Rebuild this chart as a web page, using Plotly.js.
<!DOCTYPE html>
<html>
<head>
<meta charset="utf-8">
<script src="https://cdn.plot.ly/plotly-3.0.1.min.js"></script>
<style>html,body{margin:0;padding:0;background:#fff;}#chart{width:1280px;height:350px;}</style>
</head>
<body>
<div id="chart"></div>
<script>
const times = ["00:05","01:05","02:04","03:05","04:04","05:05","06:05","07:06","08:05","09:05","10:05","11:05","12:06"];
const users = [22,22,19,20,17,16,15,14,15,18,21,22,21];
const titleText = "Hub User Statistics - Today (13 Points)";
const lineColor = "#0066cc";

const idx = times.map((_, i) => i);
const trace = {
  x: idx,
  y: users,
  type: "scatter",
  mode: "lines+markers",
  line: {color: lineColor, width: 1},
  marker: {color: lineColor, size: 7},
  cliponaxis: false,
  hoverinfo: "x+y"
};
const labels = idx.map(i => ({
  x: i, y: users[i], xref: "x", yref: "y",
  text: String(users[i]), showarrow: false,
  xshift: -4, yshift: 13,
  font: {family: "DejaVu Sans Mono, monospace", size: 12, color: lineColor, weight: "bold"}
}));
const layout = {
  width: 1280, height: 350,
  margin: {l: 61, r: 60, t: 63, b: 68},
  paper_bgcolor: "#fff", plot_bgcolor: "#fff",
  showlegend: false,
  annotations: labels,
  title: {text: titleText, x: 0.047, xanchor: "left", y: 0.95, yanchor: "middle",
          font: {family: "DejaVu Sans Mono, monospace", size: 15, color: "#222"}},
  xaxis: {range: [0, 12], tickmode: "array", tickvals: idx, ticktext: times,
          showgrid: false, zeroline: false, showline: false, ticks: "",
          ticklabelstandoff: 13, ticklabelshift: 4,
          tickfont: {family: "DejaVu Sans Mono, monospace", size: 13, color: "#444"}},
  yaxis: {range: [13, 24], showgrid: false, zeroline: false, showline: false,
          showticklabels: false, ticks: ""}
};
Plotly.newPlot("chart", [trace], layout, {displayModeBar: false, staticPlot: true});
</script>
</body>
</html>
====================
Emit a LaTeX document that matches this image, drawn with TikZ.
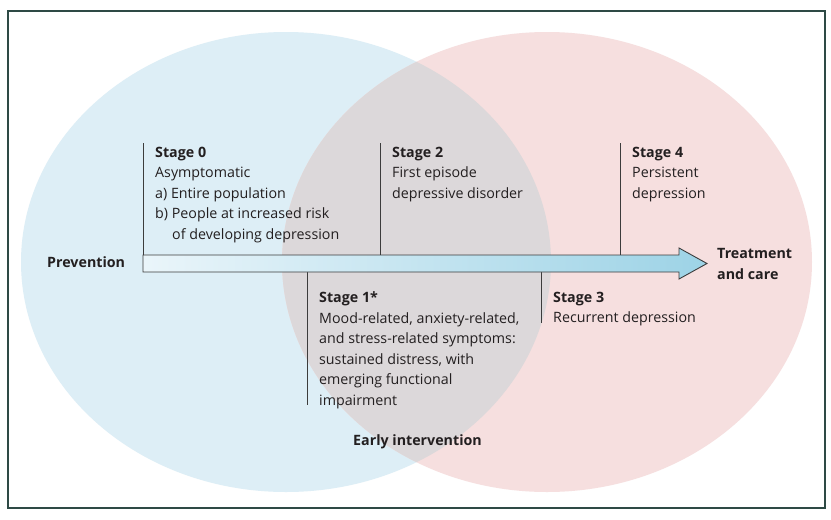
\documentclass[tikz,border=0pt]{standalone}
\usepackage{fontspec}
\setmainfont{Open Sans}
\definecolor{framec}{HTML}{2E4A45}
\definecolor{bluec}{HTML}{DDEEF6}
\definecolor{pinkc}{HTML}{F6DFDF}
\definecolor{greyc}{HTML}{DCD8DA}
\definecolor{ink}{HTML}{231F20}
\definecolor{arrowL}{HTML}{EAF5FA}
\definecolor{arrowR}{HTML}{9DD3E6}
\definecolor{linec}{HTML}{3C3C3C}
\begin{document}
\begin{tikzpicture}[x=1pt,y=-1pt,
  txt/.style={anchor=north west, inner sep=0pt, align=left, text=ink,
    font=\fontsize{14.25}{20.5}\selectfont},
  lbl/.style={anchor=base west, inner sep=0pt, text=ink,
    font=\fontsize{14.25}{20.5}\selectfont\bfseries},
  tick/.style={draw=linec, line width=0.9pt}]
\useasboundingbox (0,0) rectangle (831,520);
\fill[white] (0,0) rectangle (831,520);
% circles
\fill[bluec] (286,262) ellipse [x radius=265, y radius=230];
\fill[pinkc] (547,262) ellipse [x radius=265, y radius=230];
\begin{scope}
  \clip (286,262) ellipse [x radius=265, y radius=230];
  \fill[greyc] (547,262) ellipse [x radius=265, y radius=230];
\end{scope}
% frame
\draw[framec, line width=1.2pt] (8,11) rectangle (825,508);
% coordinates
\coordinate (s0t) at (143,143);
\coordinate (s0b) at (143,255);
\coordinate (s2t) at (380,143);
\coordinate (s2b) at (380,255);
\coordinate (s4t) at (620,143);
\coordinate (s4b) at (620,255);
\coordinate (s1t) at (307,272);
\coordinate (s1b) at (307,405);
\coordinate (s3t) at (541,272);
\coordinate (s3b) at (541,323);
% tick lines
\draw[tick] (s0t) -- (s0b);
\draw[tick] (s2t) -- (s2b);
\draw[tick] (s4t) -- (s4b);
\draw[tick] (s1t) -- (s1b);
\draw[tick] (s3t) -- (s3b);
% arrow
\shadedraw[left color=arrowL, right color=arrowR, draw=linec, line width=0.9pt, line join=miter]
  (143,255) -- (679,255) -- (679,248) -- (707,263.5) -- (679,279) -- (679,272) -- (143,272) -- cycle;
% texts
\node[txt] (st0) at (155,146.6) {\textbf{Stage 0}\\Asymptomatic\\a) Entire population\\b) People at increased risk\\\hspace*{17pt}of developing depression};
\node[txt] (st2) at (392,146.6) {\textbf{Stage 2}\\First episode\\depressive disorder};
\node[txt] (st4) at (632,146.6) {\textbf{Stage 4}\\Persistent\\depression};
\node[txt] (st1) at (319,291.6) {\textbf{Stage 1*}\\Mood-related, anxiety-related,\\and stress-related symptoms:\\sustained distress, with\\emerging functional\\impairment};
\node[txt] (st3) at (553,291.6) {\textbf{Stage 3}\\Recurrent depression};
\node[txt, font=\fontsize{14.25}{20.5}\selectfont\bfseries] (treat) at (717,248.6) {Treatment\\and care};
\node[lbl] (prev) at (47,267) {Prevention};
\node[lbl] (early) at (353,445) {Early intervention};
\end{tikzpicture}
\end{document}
====================
**PROBLEM**. Of the lines in the records, how many contain the word "this"? Answer with the number and nothing else.

**TASK RESPONSE**. 2